We conducted qualitative and quantitative research on the perception and attitudes of women of childbearing age and mothers towards vaccination and also the challenges faced by healthcare workers in delivering the national vaccination programme before and after the COVID-19 pandemic. This involves:

  • Surveys
  • in-depth interviews
  • key informant interviews
  • focus group discussions

Participants are:

  • mothers with children under 2
  • pregnant women
  • women aged 15-35
  • healthcare workers at the provincial, district, commune, and village levels.

Our questions include those about vaccination uptake, the purpose of vaccination, as well as about other health-related behaviours of the target population, and the availability of health services within the local area.

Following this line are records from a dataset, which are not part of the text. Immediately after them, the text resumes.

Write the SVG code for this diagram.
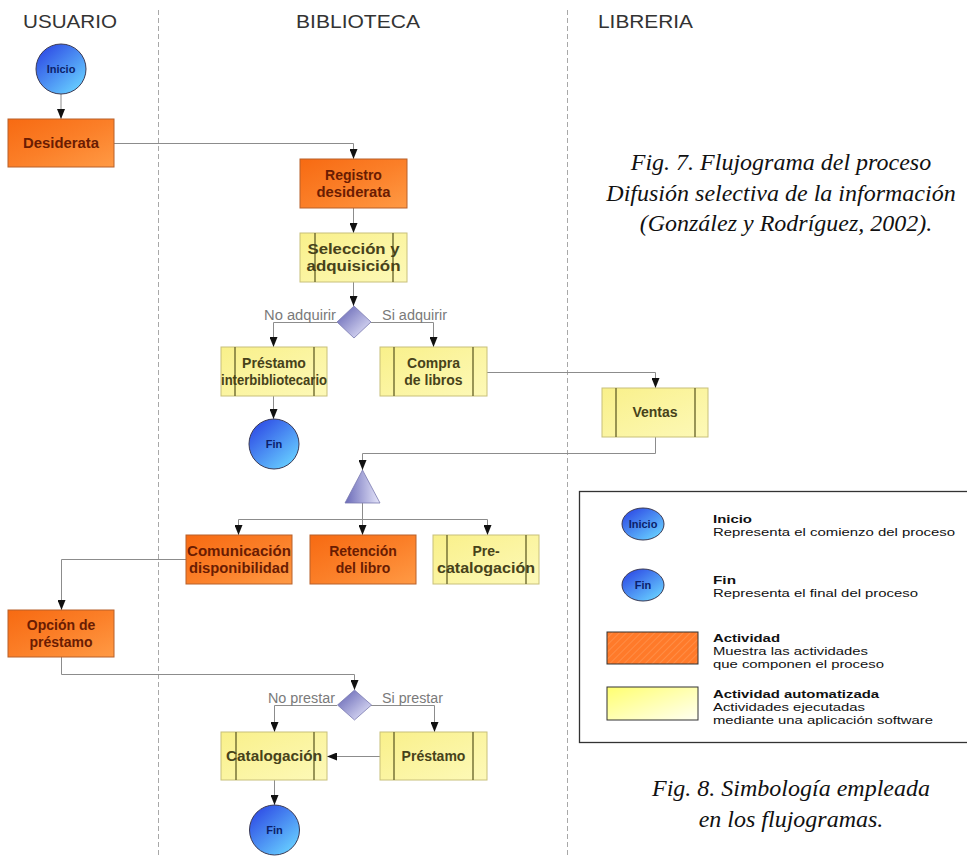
<svg xmlns="http://www.w3.org/2000/svg" width="967" height="858" viewBox="0 0 967 858">
  <defs>
    <linearGradient id="gOrange" x1="0" y1="0" x2="1" y2="1">
      <stop offset="0" stop-color="#f76a12"/>
      <stop offset="0.5" stop-color="#fb7f28"/>
      <stop offset="1" stop-color="#ff9a45"/>
    </linearGradient>
    <linearGradient id="gYellow" x1="0" y1="0" x2="1" y2="1">
      <stop offset="0" stop-color="#f9f08a"/>
      <stop offset="1" stop-color="#fdf9b8"/>
    </linearGradient>
    <linearGradient id="gLegYellow" x1="0" y1="0" x2="1" y2="1">
      <stop offset="0" stop-color="#ffff70"/>
      <stop offset="1" stop-color="#fffff2"/>
    </linearGradient>
    <linearGradient id="gBlue" x1="0.15" y1="0.1" x2="0.85" y2="0.9">
      <stop offset="0" stop-color="#3050e6"/>
      <stop offset="1" stop-color="#66ccff"/>
    </linearGradient>
    <linearGradient id="gLilac" x1="0" y1="0" x2="1" y2="1">
      <stop offset="0" stop-color="#5c5cb0"/>
      <stop offset="1" stop-color="#eeeeff"/>
    </linearGradient>
    <linearGradient id="gTri" x1="0" y1="0" x2="1" y2="0">
      <stop offset="0" stop-color="#6a6ab8"/>
      <stop offset="1" stop-color="#e6e6fa"/>
    </linearGradient>
    <pattern id="hatch" width="5" height="5" patternUnits="userSpaceOnUse" patternTransform="rotate(45)">
      <rect width="5" height="5" fill="#ff7a2a"/>
      <line x1="0" y1="0" x2="0" y2="5" stroke="#ffa060" stroke-width="1"/>
    </pattern>
    <marker id="arr" viewBox="0 0 10 10" refX="10" refY="5" markerWidth="10" markerHeight="8" markerUnits="userSpaceOnUse" orient="auto" preserveAspectRatio="none">
      <path d="M0,0 L10,5 L0,10 z" fill="#111"/>
    </marker>
  </defs>
  <style>
    .lane{stroke:#a8a8a8;stroke-width:1;stroke-dasharray:5 3;fill:none}
    .hdr{font-family:"Liberation Sans",Arial,sans-serif;font-size:18px;fill:#333}
    .conn path{fill:none;stroke:#8c8c8c;stroke-width:1}
    .conn path.a{marker-end:url(#arr)}
    .act{fill:url(#gOrange);stroke:#b8602a;stroke-width:1}
    .auto{fill:url(#gYellow);stroke:#c8c07a;stroke-width:1}
    .bar{stroke:#6e6a30;stroke-width:1.4}
    .start{fill:url(#gBlue);stroke:#3a3a55;stroke-width:1}
    .dec{fill:url(#gLilac);stroke:#7a7ab0;stroke-width:0.8}
    .tri{fill:url(#gTri);stroke:#7a7ab0;stroke-width:0.8}
    .ta,.ty,.tc{font-family:"Liberation Sans",Arial,sans-serif;font-weight:bold;font-size:14px;text-anchor:middle}
    .ta{fill:#6a1c02}
    .ty{fill:#47421a}
    .tc{fill:#0c1f6a;font-size:11px}
    .lbl{font-family:"Liberation Sans",Arial,sans-serif;font-size:14px;fill:#7a7a7a}
    .leg{fill:#fff;stroke:#333;stroke-width:1.3}
    .lt{font-family:"Liberation Sans",Arial,sans-serif;font-size:11px;fill:#111}
    .lt.b{font-weight:bold}
    .cap{font-family:"Liberation Serif","Times New Roman",serif;font-style:italic;font-size:24px;fill:#111;text-anchor:middle}
  </style>

  <rect width="967" height="858" fill="#fff"/>

  <!-- swimlane separators and titles -->
  <g id="lanes">
    <line class="lane" x1="158.5" y1="10" x2="158.5" y2="858"/>
    <line class="lane" x1="567.5" y1="10" x2="567.5" y2="858"/>
    <text class="hdr" x="23" y="28" textLength="94" lengthAdjust="spacingAndGlyphs">USUARIO</text>
    <text class="hdr" x="296" y="28" textLength="124" lengthAdjust="spacingAndGlyphs">BIBLIOTECA</text>
    <text class="hdr" x="598" y="28" textLength="95" lengthAdjust="spacingAndGlyphs">LIBRERIA</text>
  </g>

  <!-- connectors -->
  <g id="connectors" class="conn">
    <path class="a" d="M61,94 V119"/>
    <path class="a" d="M114,143.5 H353.5 V159"/>
    <path class="a" d="M353.5,208 V233"/>
    <path class="a" d="M353.5,282 V306"/>
    <path class="a" d="M337,322.5 H273.5 V347"/>
    <path class="a" d="M371,322.5 H433.5 V347"/>
    <path class="a" d="M273.5,396 V419"/>
    <path class="a" d="M487,372.5 H655.5 V388"/>
    <path class="a" d="M655.5,437 V453.5 H362.5 V470"/>
    <path class="a" d="M362.5,503 V535"/>
    <path d="M238.5,519.5 H487.5"/>
    <path class="a" d="M238.5,519.5 V535"/>
    <path class="a" d="M487.5,519.5 V535"/>
    <path class="a" d="M186,559.5 H61.5 V610"/>
    <path class="a" d="M61.5,657 V674.5 H354.5 V690"/>
    <path class="a" d="M337,705.5 H274.5 V732"/>
    <path class="a" d="M371,705.5 H434.5 V732"/>
    <path class="a" d="M380,756.5 H327"/>
    <path class="a" d="M274.5,780 V805"/>
    <text class="lbl" x="336" y="320" text-anchor="end" textLength="72" lengthAdjust="spacingAndGlyphs">No adquirir</text>
    <text class="lbl" x="382" y="320" textLength="65" lengthAdjust="spacingAndGlyphs">Si adquirir</text>
    <text class="lbl" x="335" y="703" text-anchor="end" textLength="67" lengthAdjust="spacingAndGlyphs">No prestar</text>
    <text class="lbl" x="382" y="703" textLength="61" lengthAdjust="spacingAndGlyphs">Si prestar</text>
  </g>

  <!-- process nodes -->
  <g id="inicio">
    <circle class="start" cx="61" cy="69" r="25"/>
    <text class="tc" x="61" y="73">Inicio</text>
  </g>
  <g id="desiderata">
    <rect class="act" x="8" y="119" width="106" height="48"/>
    <text class="ta" x="61" y="148" textLength="76" lengthAdjust="spacingAndGlyphs">Desiderata</text>
  </g>
  <g id="registro-desiderata">
    <rect class="act" x="300" y="159" width="107" height="49"/>
    <text class="ta" x="353.5" y="180">Registro</text>
    <text class="ta" x="353.5" y="197" textLength="74" lengthAdjust="spacingAndGlyphs">desiderata</text>
  </g>
  <g id="seleccion-adquisicion">
    <rect class="auto" x="300" y="233" width="107" height="49"/>
    <line class="bar" x1="315" y1="233" x2="315" y2="282"/>
    <line class="bar" x1="393" y1="233" x2="393" y2="282"/>
    <text class="ty" x="353.5" y="254" textLength="92" lengthAdjust="spacingAndGlyphs">Selección y</text>
    <text class="ty" x="353.5" y="271" textLength="94" lengthAdjust="spacingAndGlyphs">adquisición</text>
  </g>
  <g id="decision-adquirir">
    <polygon class="dec" points="354,306 371,322 354,338 337,322"/>
  </g>
  <g id="prestamo-interbibliotecario">
    <rect class="auto" x="221" y="347" width="106" height="49"/>
    <line class="bar" x1="235" y1="347" x2="235" y2="396"/>
    <line class="bar" x1="314" y1="347" x2="314" y2="396"/>
    <text class="ty" x="274" y="368" font-size="12">Préstamo</text>
    <text class="ty" x="274" y="385" font-size="12" textLength="106" lengthAdjust="spacingAndGlyphs">interbibliotecario</text>
  </g>
  <g id="compra-libros">
    <rect class="auto" x="380" y="347" width="107" height="49"/>
    <line class="bar" x1="394" y1="347" x2="394" y2="396"/>
    <line class="bar" x1="473" y1="347" x2="473" y2="396"/>
    <text class="ty" x="433.5" y="368">Compra</text>
    <text class="ty" x="433.5" y="385">de libros</text>
  </g>
  <g id="fin-1">
    <circle class="start" cx="274" cy="444" r="25"/>
    <text class="tc" x="274" y="448">Fin</text>
  </g>
  <g id="ventas">
    <rect class="auto" x="602" y="388" width="106" height="49"/>
    <line class="bar" x1="616" y1="388" x2="616" y2="437"/>
    <line class="bar" x1="695" y1="388" x2="695" y2="437"/>
    <text class="ty" x="655" y="417">Ventas</text>
  </g>
  <g id="bifurcacion">
    <polygon class="tri" points="362.5,470 345,503 380,503"/>
  </g>
  <g id="comunicacion-disponibilidad">
    <rect class="act" x="186" y="535" width="106" height="49"/>
    <text class="ta" x="239" y="556" textLength="104" lengthAdjust="spacingAndGlyphs">Comunicación</text>
    <text class="ta" x="239" y="573" textLength="100" lengthAdjust="spacingAndGlyphs">disponibilidad</text>
  </g>
  <g id="retencion-libro">
    <rect class="act" x="310" y="535" width="106" height="49"/>
    <text class="ta" x="363" y="556">Retención</text>
    <text class="ta" x="363" y="573">del libro</text>
  </g>
  <g id="precatalogacion">
    <rect class="auto" x="433" y="535" width="106" height="49"/>
    <line class="bar" x1="447" y1="535" x2="447" y2="584"/>
    <line class="bar" x1="526" y1="535" x2="526" y2="584"/>
    <text class="ty" x="486" y="556">Pre-</text>
    <text class="ty" x="486" y="573" textLength="98" lengthAdjust="spacingAndGlyphs">catalogación</text>
  </g>
  <g id="opcion-prestamo">
    <rect class="act" x="8" y="610" width="106" height="47"/>
    <text class="ta" x="61" y="630">Opción de</text>
    <text class="ta" x="61" y="647">préstamo</text>
  </g>
  <g id="decision-prestar">
    <polygon class="dec" points="354.5,690 371.5,705 354.5,720 337.5,705"/>
  </g>
  <g id="catalogacion">
    <rect class="auto" x="221" y="732" width="106" height="48"/>
    <line class="bar" x1="236" y1="732" x2="236" y2="780"/>
    <line class="bar" x1="314" y1="732" x2="314" y2="780"/>
    <text class="ty" x="274" y="761" textLength="96" lengthAdjust="spacingAndGlyphs">Catalogación</text>
  </g>
  <g id="prestamo">
    <rect class="auto" x="380" y="732" width="107" height="48"/>
    <line class="bar" x1="394" y1="732" x2="394" y2="780"/>
    <line class="bar" x1="473" y1="732" x2="473" y2="780"/>
    <text class="ty" x="433.5" y="761">Préstamo</text>
  </g>
  <g id="fin-2">
    <circle class="start" cx="274.5" cy="830" r="25"/>
    <text class="tc" x="274.5" y="834">Fin</text>
  </g>

  <!-- captions -->
  <g id="caption-fig7">
    <text class="cap" x="781" y="170">Fig. 7. Flujograma del proceso</text>
    <text class="cap" x="781" y="201">Difusión selectiva de la información</text>
    <text class="cap" x="786" y="231">(González y Rodríguez, 2002).</text>
  </g>

  <!-- symbol legend -->
  <g id="legend">
    <rect class="leg" x="579.5" y="491.5" width="400" height="251"/>
    <ellipse class="start" cx="643" cy="524" rx="21" ry="16"/>
    <text class="tc" x="643" y="528" font-size="10">Inicio</text>
    <text class="lt b" x="713" y="523" textLength="39" lengthAdjust="spacingAndGlyphs">Inicio</text>
    <text class="lt" x="713" y="536" textLength="242" lengthAdjust="spacingAndGlyphs">Representa el comienzo del proceso</text>
    <ellipse class="start" cx="643" cy="585" rx="21" ry="16"/>
    <text class="tc" x="643" y="589" font-size="10">Fin</text>
    <text class="lt b" x="713" y="584" textLength="23" lengthAdjust="spacingAndGlyphs">Fin</text>
    <text class="lt" x="713" y="597" textLength="205" lengthAdjust="spacingAndGlyphs">Representa el final del proceso</text>
    <rect x="607" y="632" width="91" height="32" fill="url(#hatch)" stroke="#333" stroke-width="1"/>
    <text class="lt b" x="713" y="642" textLength="67" lengthAdjust="spacingAndGlyphs">Actividad</text>
    <text class="lt" x="713" y="655" textLength="155" lengthAdjust="spacingAndGlyphs">Muestra las actividades</text>
    <text class="lt" x="713" y="668" textLength="171" lengthAdjust="spacingAndGlyphs">que componen el proceso</text>
    <rect x="607" y="687" width="91" height="33" fill="url(#gLegYellow)" stroke="#333" stroke-width="1"/>
    <text class="lt b" x="713" y="698" textLength="166" lengthAdjust="spacingAndGlyphs">Actividad automatizada</text>
    <text class="lt" x="713" y="711" textLength="152" lengthAdjust="spacingAndGlyphs">Actividades ejecutadas</text>
    <text class="lt" x="713" y="724" textLength="220" lengthAdjust="spacingAndGlyphs">mediante una aplicación software</text>
  </g>

  <g id="caption-fig8">
    <text class="cap" x="791" y="796">Fig. 8. Simbología empleada</text>
    <text class="cap" x="791" y="827">en los flujogramas.</text>
  </g>
</svg>
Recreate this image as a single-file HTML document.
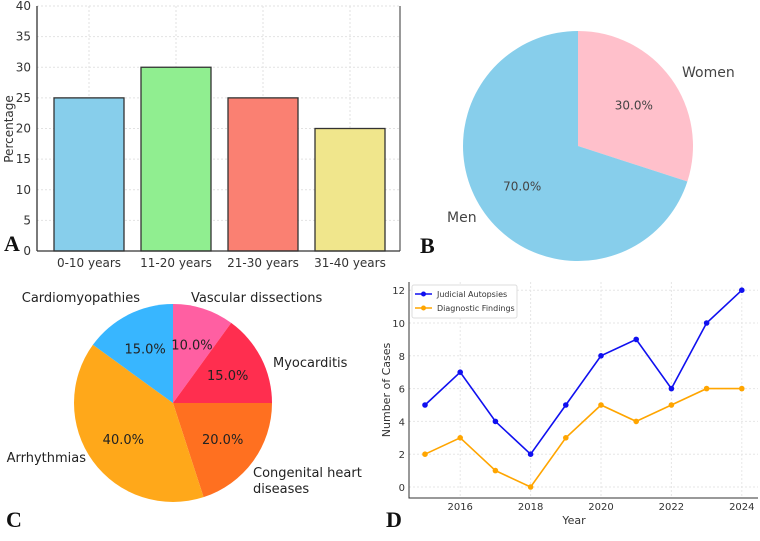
<!DOCTYPE html>
<html><head><meta charset="utf-8"><style>
body{margin:0;background:#fff;width:760px;height:536px;overflow:hidden}
svg{font-family:"DejaVu Sans","Liberation Sans",sans-serif}
.lab{font-family:"Liberation Serif",serif;font-weight:bold;font-size:22px;fill:#111}
</style></head><body>
<svg id="s" width="760" height="536" xmlns="http://www.w3.org/2000/svg">
<g id="A"></g>
<g id="B"></g>
<g id="C"></g>
<g id="D"></g>
</svg>
<script>
const ageCats=["0-10 years","11-20 years","21-30 years","31-40 years"];
const agePct=[25,30,25,20];
const ageColors=["#87ceeb","#90ee90","#fa8072","#f0e68c"];
const aTicks=[0,5,10,15,20,25,30,35,40];
const genderLabels=["Women","Men"];
const genderPct=[30,70];
const causeLabels=["Vascular dissections","Myocarditis","Congenital heart diseases","Arrhythmias","Cardiomyopathies"];
const causePct=[10,15,20,40,15];
const years=[2015,2016,2017,2018,2019,2020,2021,2022,2023,2024];
const judicial=[5,7,4,2,5,8,9,6,10,12];
const diagnostic=[2,3,1,0,3,5,4,5,6,6];
const dYTicks=[0,2,4,6,8,10,12];
const dXTicks=[2016,2018,2020,2022,2024];
const NS="http://www.w3.org/2000/svg";
function el(p,t,a,txt){const e=document.createElementNS(NS,t);for(const k in a)e.setAttribute(k,a[k]);if(txt!==undefined)e.textContent=txt;p.appendChild(e);return e;}

// Panel A
const A=document.getElementById('A');
const ay=v=>251-v*6.125, ax=i=>89+i*87;
aTicks.forEach(t=>{
 const g=el(A,'line',{x1:37,x2:400,y1:ay(t),y2:ay(t),stroke:'#e2e2e2','stroke-dasharray':'2,2'});
 
 const tx=el(A,'text',{x:31,y:ay(t)+4,'text-anchor':'end','font-size':12,fill:'#333'},t);
 
});
ageCats.forEach((c,i)=>{
 const gl=el(A,'line',{x1:ax(i),x2:ax(i),y1:6,y2:251,stroke:'#e2e2e2','stroke-dasharray':'2,2'});
 
});
ageCats.forEach((c,i)=>{
 const r=el(A,'rect',{x:ax(i)-35,y:ay(agePct[i]),width:70,height:agePct[i]*6.125,fill:ageColors[i],stroke:'#333','stroke-width':1.3});
 
 const t=el(A,'text',{x:ax(i),y:267,'text-anchor':'middle','font-size':12,fill:'#333'},c);
 
});
el(A,'line',{x1:37,x2:37,y1:6,y2:251,stroke:'#333','stroke-width':1.3});
el(A,'line',{x1:37,x2:400,y1:251,y2:251,stroke:'#333','stroke-width':1.3});
el(A,'line',{x1:400,x2:400,y1:6,y2:251,stroke:'#333','stroke-width':1});
const yt=el(A,'text',{x:13,y:129,'text-anchor':'middle','font-size':12,fill:'#333',transform:'rotate(-90 13 129)'},'Percentage');

const la=el(A,'text',{x:4,y:251,class:'lab'},'A');

function pie(G,cx,cy,r,vals,cols,prefix){
 let a0=0;const tot=vals.reduce((s,v)=>s+v,0);const mids=[];
 vals.forEach((v,i)=>{
  const a1=a0+v/tot*2*Math.PI;
  const p=(a)=>[cx+r*Math.sin(a),cy-r*Math.cos(a)];
  const [x0,y0]=p(a0),[x1,y1]=p(a1);
  const path=el(G,'path',{d:`M${cx},${cy}L${x0},${y0}A${r},${r} 0 ${a1-a0>Math.PI?1:0} 1 ${x1},${y1}Z`,fill:cols[i]});
  
  mids.push((a0+a1)/2);a0=a1;
 });
 return mids;
}
// Panel B
const B=document.getElementById('B');
const bm=pie(B,578,146,115,genderPct,["#ffc0cb","#87ceeb"],'gender');
const bNamePos=[[682,77,'start'],[447,222,'start']];
genderLabels.forEach((l,i)=>{
 const a=bm[i];
 const t=el(B,'text',{x:578+0.6*115*Math.sin(a),y:146-0.6*115*Math.cos(a)+4,'text-anchor':'middle','font-size':12,fill:'#444'},genderPct[i].toFixed(1)+'%');
 
 const p=bNamePos[i];
 const n=el(B,'text',{x:p[0],y:p[1],'text-anchor':p[2],'font-size':14,fill:'#444'},l);
 
});
const lb=el(B,'text',{x:420,y:253,class:'lab'},'B');

// Panel C
const C=document.getElementById('C');
const cm=pie(C,173,403,99,causePct,["#ff5fa2","#ff2e4f","#ff7020","#ffa81a","#38b6ff"],'cause');
const cLabPos=[[191,302,'start'],[273,367,'start'],[253,477,'start'],[86,462,'end'],[140,302,'end']];
causeLabels.forEach((l,i)=>{
 const a=cm[i];
 const t=el(C,'text',{x:173+0.62*99*Math.sin(a),y:403-0.62*99*Math.cos(a)+5,'text-anchor':'middle','font-size':13,fill:'#222'},causePct[i].toFixed(1)+'%');
 
 const p=cLabPos[i];
 const n=el(C,'text',{x:p[0],y:p[1],'text-anchor':p[2],'font-size':13,fill:'#222'});
 
 if(l==="Congenital heart diseases"){
  el(n,'tspan',{x:p[0]},'Congenital heart');el(n,'tspan',{x:p[0],dy:16},'diseases');
 } else n.textContent=l;
});
const lc=el(C,'text',{x:6,y:527,class:'lab'},'C');

// Panel D
const D=document.getElementById('D');
const dx=y=>425+(y-2015)*35.2, dy=v=>487-v*16.4;
dYTicks.forEach(t=>{
 const g=el(D,'line',{x1:409,x2:758,y1:dy(t),y2:dy(t),stroke:'#e6e6e6','stroke-dasharray':'2,2'});
 
 const tx=el(D,'text',{x:405,y:dy(t)+4,'text-anchor':'end','font-size':10,fill:'#333'},t);
 
});
dXTicks.forEach(t=>{
 el(D,'line',{x1:dx(t),x2:dx(t),y1:282,y2:498,stroke:'#e6e6e6','stroke-dasharray':'2,2'});
 const tx=el(D,'text',{x:dx(t),y:510,'text-anchor':'middle','font-size':10,fill:'#333'},t);
 
});
el(D,'path',{d:'M409,282V498H758',fill:'none',stroke:'#333','stroke-width':1});
[[judicial,'#1010f0','judicial-autopsies'],[diagnostic,'#ffa500','diagnostic-findings']].forEach(([vals,col,nm])=>{
 const pl=el(D,'polyline',{points:years.map((y,i)=>dx(y)+','+dy(vals[i])).join(' '),fill:'none',stroke:col,'stroke-width':1.6});
 
 years.forEach((y,i)=>{const c=el(D,'circle',{cx:dx(y),cy:dy(vals[i]),r:2.8,fill:col});
  });
});
const lg=el(D,'g',{});
el(lg,'rect',{x:412,y:285,width:105,height:33,fill:'#fff',stroke:'#ddd',rx:2});
[['Judicial Autopsies','#1010f0',294],['Diagnostic Findings','#ffa500',308]].forEach(([t,c,y])=>{
 el(lg,'line',{x1:415,x2:432,y1:y,y2:y,stroke:c,'stroke-width':1.6});el(lg,'circle',{cx:423.5,cy:y,r:2.5,fill:c});
 const tx=el(lg,'text',{x:437,y:y+3,'font-size':8,fill:'#333'},t);
});
const xt=el(D,'text',{x:574,y:524,'text-anchor':'middle','font-size':11,fill:'#333'},'Year');
const ytd=el(D,'text',{x:390,y:390,'text-anchor':'middle','font-size':11,fill:'#333',transform:'rotate(-90 390 390)'},'Number of Cases');
const ld=el(D,'text',{x:386,y:527,class:'lab'},'D');
</script>
</body></html>
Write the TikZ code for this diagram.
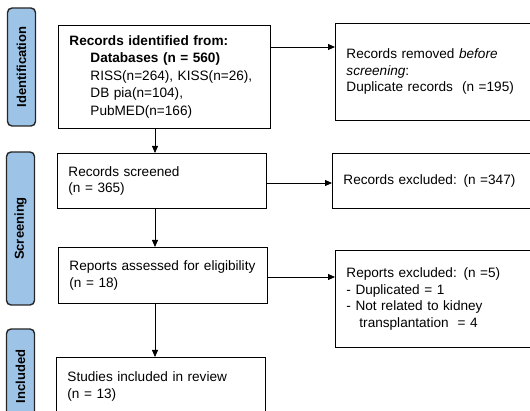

Key findings of the research:

  • Most community members are aware of the benefits of vaccines and the vaccination schedule and express positive attitudes toward vaccination.
  • Ethnic mothers have several structural barriers in accessing vaccination such as lack of transportation or driving license or difficulties taking work absences to take children to vaccination.
  • Vaccine adverse reactions are a critical concern that can result in vaccination delays or dropouts; this can be addressed by increased direct communication from local healthcare providers and mutual reassurance among the community members.
  • Within all ethnic minority groups in the province, there are some marginalised groups who are particularly socio-economically disadvantaged. These groups have a significantly lower vaccination uptake, access, and involvement in other healthcare activities. Local health providers in these communes also face considerable challenges in increasing vaccination rates.
  • Village health workers are essential gatekeepers for encouraging and maintaining community vaccine uptake. However, they reported receiving limited training for their healthcare promotion work. This means they have difficulties communicating with their community members. Furthermore, the relatively few benefits they receive in compensation for their work may decrease their motivation and dedication to continue this healthcare role.
  • Increased community engagement activities to promote vaccination may help increase the uptake of vaccine-hesitant members. This can include house visits and collaborative involvement of other community staff,
  • Government responses to the Covid-19 pandemic, including national lockdown and strict movement restrictions, decreased routine immunisation coverage during 2020-2021. Intensive Covid-19 vaccination efforts have also placed more pressure and workloads on local healthcare providers, which may have an adverse impact on their capacity to maintain childhood vaccine coverage.